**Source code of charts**
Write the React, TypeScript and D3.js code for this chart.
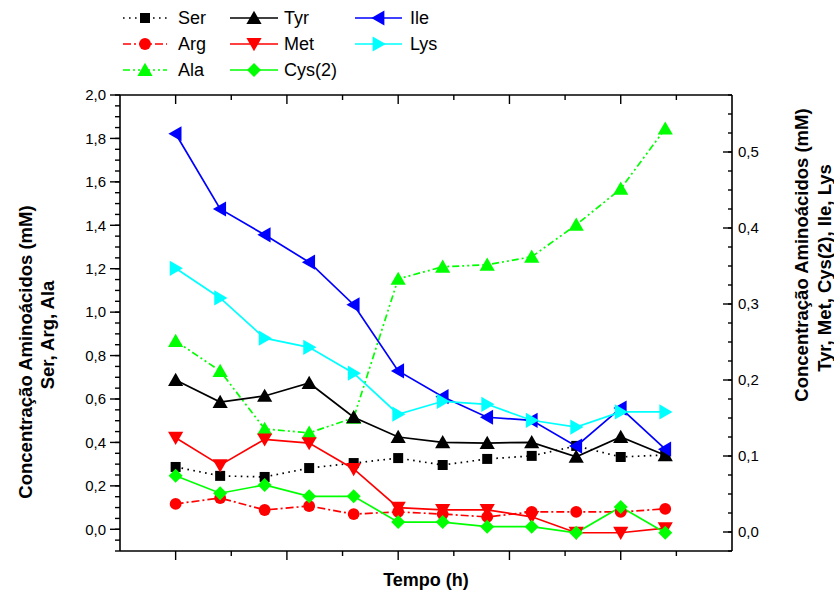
import React from "react";
import * as d3 from "d3";

const times = [0, 4, 8, 12, 16, 20, 24, 28, 32, 36, 40, 44];

// left axis series (Ser, Arg, Ala)
const ser = [0.287, 0.246, 0.241, 0.282, 0.305, 0.328, 0.296, 0.324, 0.338, 0.384, 0.333, 0.342];
const arg = [0.117, 0.144, 0.089, 0.107, 0.07, 0.08, 0.07, 0.057, 0.08, 0.08, 0.08, 0.094];
const ala = [0.867, 0.729, 0.462, 0.444, 0.513, 1.153, 1.209, 1.218, 1.255, 1.402, 1.568, 1.845];

// right axis series (Tyr, Met, Cys(2), Ile, Lys)
const tyr = [0.2, 0.171, 0.179, 0.196, 0.151, 0.125, 0.118, 0.117, 0.118, 0.099, 0.125, 0.101];
const met = [0.124, 0.088, 0.122, 0.117, 0.083, 0.032, 0.029, 0.029, 0.02, -0.001, -0.001, 0.005];
const cys = [0.074, 0.051, 0.062, 0.047, 0.047, 0.013, 0.013, 0.007, 0.007, -0.001, 0.033, -0.001];
const ile = [0.524, 0.425, 0.391, 0.355, 0.299, 0.212, 0.178, 0.151, 0.147, 0.113, 0.163, 0.109];
const lys = [0.347, 0.308, 0.255, 0.243, 0.209, 0.155, 0.172, 0.168, 0.147, 0.138, 0.158, 0.158];

const leftTicks = [0, 0.2, 0.4, 0.6, 0.8, 1.0, 1.2, 1.4, 1.6, 1.8, 2.0];
const rightTicks = [0, 0.1, 0.2, 0.3, 0.4, 0.5];
const xMajor = [0, 10, 20, 30, 40];
const xMinor = [5, 15, 25, 35, 45];

type Marker = "square" | "circle" | "up" | "down" | "left" | "right" | "diamond";
interface Series {
  name: string;
  values: number[];
  axis: "L" | "R";
  color: string;
  dash: string;
  marker: Marker;
}

const seriesList: Series[] = [
  { name: "Ser", values: ser, axis: "L", color: "#000000", dash: "1.6,4.4", marker: "square" },
  { name: "Arg", values: arg, axis: "L", color: "#ff0000", dash: "8,3,2,3", marker: "circle" },
  { name: "Ala", values: ala, axis: "L", color: "#00ff00", dash: "7,3,2,3,2,3", marker: "up" },
  { name: "Tyr", values: tyr, axis: "R", color: "#000000", dash: "", marker: "up" },
  { name: "Met", values: met, axis: "R", color: "#ff0000", dash: "", marker: "down" },
  { name: "Cys(2)", values: cys, axis: "R", color: "#00ff00", dash: "", marker: "diamond" },
  { name: "Ile", values: ile, axis: "R", color: "#0000ff", dash: "", marker: "left" },
  { name: "Lys", values: lys, axis: "R", color: "#00ffff", dash: "", marker: "right" },
];

const legendOrder = [
  ["Ser", "Tyr", "Ile"],
  ["Arg", "Met", "Lys"],
  ["Ala", "Cys(2)"],
];

const W = 834;
const H = 597;
const X0 = 120, X1 = 732, Y0 = 551, Y1 = 95;

const x = d3.scaleLinear().domain([-5, 50]).range([X0, X1]);
const yL = d3.scaleLinear().domain([-0.1, 2.0]).range([Y0, Y1]);
const yR = d3.scaleLinear().domain([-0.025, 0.575]).range([Y0, Y1]);

const fmt = (v: number, d: number) => v.toFixed(d).replace(".", ",");

function markerPath(m: Marker): string {
  const tri = d3.symbol().type(d3.symbolTriangle).size(100)() as string;
  switch (m) {
    case "square":
      return d3.symbol().type(d3.symbolSquare).size(100)() as string;
    case "circle":
      return d3.symbol().type(d3.symbolCircle).size(110)() as string;
    case "diamond": {
      const r = 7;
      return `M0,${-r}L${r},0L0,${r}L${-r},0Z`;
    }
    default:
      return tri;
  }
}
function markerRot(m: Marker): number {
  if (m === "down") return 180;
  if (m === "left") return -90;
  if (m === "right") return 90;
  return 0;
}

function MarkerShape({ m, cx, cy, color }: { m: Marker; cx: number; cy: number; color: string }) {
  const rot = markerRot(m);
  const dy = m === "up" ? 1.5 : m === "down" ? -1.5 : 0;
  const dx = m === "left" ? 1.5 : m === "right" ? -1.5 : 0;
  return (
    <path
      d={markerPath(m)}
      transform={`translate(${cx + dx},${cy + dy}) rotate(${rot})`}
      fill={color}
      stroke="none"
    />
  );
}

export default function App() {
  const font = "Arial, 'Liberation Sans', Helvetica, sans-serif";
  const lineGen = (s: Series) =>
    d3
      .line<number>()
      .x((_, i) => x(times[i]))
      .y((v) => (s.axis === "L" ? yL(v) : yR(v)))(s.values) as string;

  const leftMinor = d3.range(-0.1, 2.0001, 0.05).map((v) => +v.toFixed(3));
  const rightMinor = d3.range(-0.025, 0.5751, 0.025).map((v) => +v.toFixed(4));

  const legendCols = [
    { lx0: 123, lx1: 167, tx: 178 },
    { lx0: 230, lx1: 278, tx: 284 },
    { lx0: 355, lx1: 402, tx: 410 },
  ];
  const legendRows = [18, 44, 70];
  const titleSize = 18.5;

  return (
    <svg
      width={W}
      height={H}
      style={{ position: "absolute", left: 0, top: 0, background: "#fff" }}
      fontFamily={font}
    >
      <rect x={0} y={0} width={W} height={H} fill="#fff" />

      {/* series lines */}
      {seriesList.map((s) => (
        <path
          key={s.name + "-line"}
          d={lineGen(s)}
          fill="none"
          stroke={s.color}
          strokeWidth={1.7}
          strokeDasharray={s.dash || undefined}
        />
      ))}
      {seriesList.map((s) => (
        <g key={s.name + "-marks"}>
          {s.values.map((v, i) => (
            <MarkerShape
              key={i}
              m={s.marker}
              cx={x(times[i])}
              cy={s.axis === "L" ? yL(v) : yR(v)}
              color={s.color}
            />
          ))}
        </g>
      ))}

      {/* frame */}
      <line x1={X0} y1={Y1} x2={X1} y2={Y1} stroke="#000" strokeWidth={1.6} />
      <line x1={X0} y1={Y0} x2={X1} y2={Y0} stroke="#000" strokeWidth={1.6} />
      <line x1={X0} y1={Y1} x2={X0} y2={Y0} stroke="#000" strokeWidth={1.6} />
      <line x1={X1} y1={Y1} x2={X1} y2={Y0} stroke="#000" strokeWidth={1.6} />

      {/* bottom ticks (outward) and top ticks (inward) */}
      {xMajor.map((t) => (
        <g key={"xm" + t}>
          <line x1={x(t)} x2={x(t)} y1={Y0} y2={Y0 + 9} stroke="#000" strokeWidth={1.4} />
          <line x1={x(t)} x2={x(t)} y1={Y1} y2={Y1 + 9} stroke="#000" strokeWidth={1.4} />
        </g>
      ))}
      {xMinor.map((t) => (
        <g key={"xn" + t}>
          <line x1={x(t)} x2={x(t)} y1={Y0} y2={Y0 + 5} stroke="#000" strokeWidth={1.4} />
          <line x1={x(t)} x2={x(t)} y1={Y1} y2={Y1 + 5} stroke="#000" strokeWidth={1.4} />
        </g>
      ))}

      {/* left axis ticks */}
      {leftMinor.map((v) => (
        <line key={"lm" + v} x1={X0 - 5} x2={X0} y1={yL(v)} y2={yL(v)} stroke="#000" strokeWidth={1.4} />
      ))}
      {leftTicks.map((v) => (
        <g key={"lt" + v}>
          <line x1={X0 - 10} x2={X0} y1={yL(v)} y2={yL(v)} stroke="#000" strokeWidth={1.4} />
          <text x={X0 - 14} y={yL(v)} dy="0.35em" textAnchor="end" fontSize={15}>
            {fmt(v, 1)}
          </text>
        </g>
      ))}

      {/* right axis ticks (inward) */}
      {rightMinor.map((v) => (
        <line key={"rm" + v} x1={X1 - 4} x2={X1} y1={yR(v)} y2={yR(v)} stroke="#000" strokeWidth={1.4} />
      ))}
      {rightTicks.map((v) => (
        <g key={"rt" + v}>
          <line x1={X1 - 9} x2={X1} y1={yR(v)} y2={yR(v)} stroke="#000" strokeWidth={1.4} />
          <text x={X1 + 6} y={yR(v)} dy="0.35em" textAnchor="start" fontSize={15}>
            {fmt(v, 1)}
          </text>
        </g>
      ))}

      {/* axis titles */}
      <text x={426} y={586} textAnchor="middle" fontSize={18} fontWeight="bold">
        Tempo (h)
      </text>
      <g transform={`translate(32,352) rotate(-90)`}>
        <text textAnchor="middle" fontSize={titleSize} fontWeight="bold">
          Concentração Aminoácidos (mM)
        </text>
      </g>
      <g transform={`translate(54,335) rotate(-90)`}>
        <text textAnchor="middle" fontSize={titleSize} fontWeight="bold">
          Ser, Arg, Ala
        </text>
      </g>
      <g transform={`translate(808,255) rotate(-90)`}>
        <text textAnchor="middle" fontSize={titleSize} fontWeight="bold">
          Concentração Aminoácidos (mM)
        </text>
      </g>
      <g transform={`translate(831,268) rotate(-90)`}>
        <text textAnchor="middle" fontSize={titleSize} fontWeight="bold">
          Tyr, Met, Cys(2), Ile, Lys
        </text>
      </g>

      {/* legend */}
      {legendOrder.map((row, ri) =>
        row.map((name, ci) => {
          const s = seriesList.find((q) => q.name === name)!;
          const c = legendCols[ci];
          const ly = legendRows[ri];
          return (
            <g key={"lg" + name}>
              <line
                x1={c.lx0}
                x2={c.lx1}
                y1={ly}
                y2={ly}
                stroke={s.color}
                strokeWidth={1.7}
                strokeDasharray={s.dash || undefined}
              />
              <MarkerShape m={s.marker} cx={(c.lx0 + c.lx1) / 2} cy={ly} color={s.color} />
              <text x={c.tx} y={ly} dy="0.36em" fontSize={18}>
                {name}
              </text>
            </g>
          );
        })
      )}
    </svg>
  );
}
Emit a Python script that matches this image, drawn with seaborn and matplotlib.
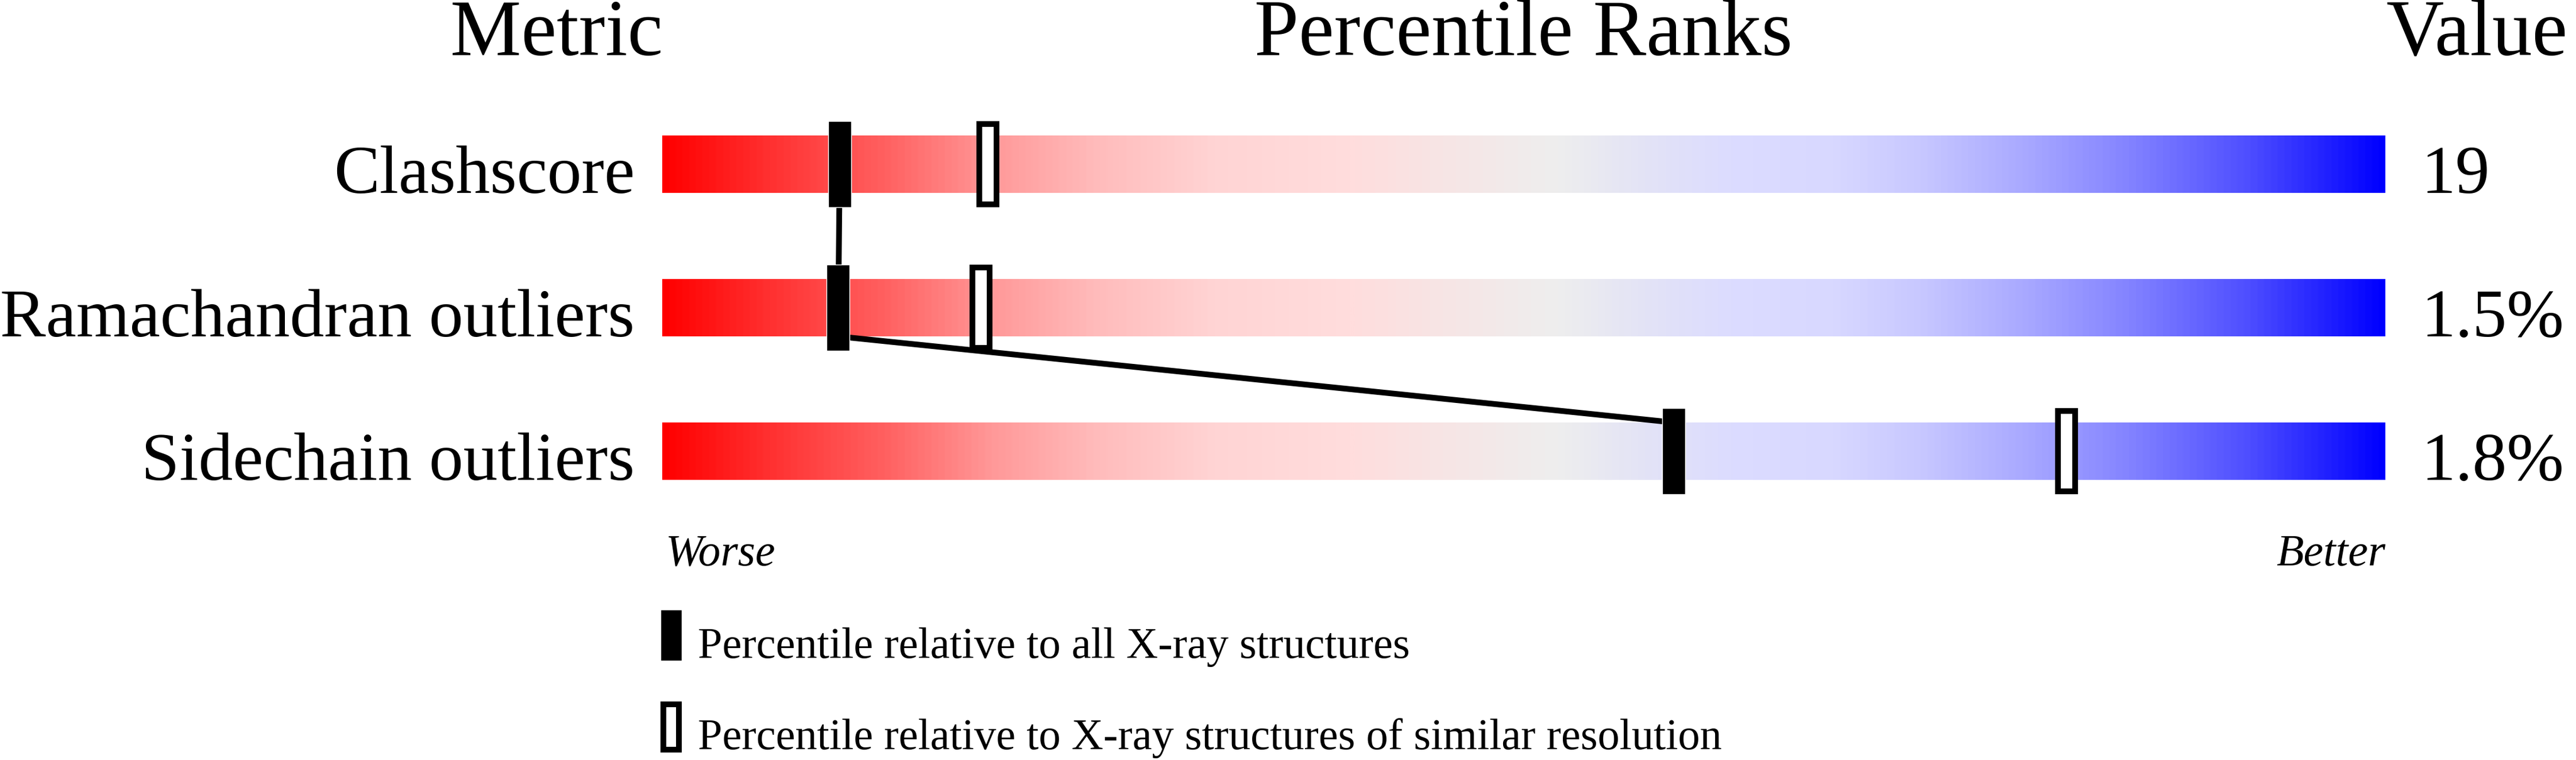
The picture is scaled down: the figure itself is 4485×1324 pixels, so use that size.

**What is required**
Only the lines from the start of the records above through the line containing "36, 40, 44];" should be returned, exactly and with both ends, please; the pictures stay out.

**Reply**
Write the React, TypeScript and D3.js code for this chart.
import React from "react";
import * as d3 from "d3";

const times = [0, 4, 8, 12, 16, 20, 24, 28, 32, 36, 40, 44];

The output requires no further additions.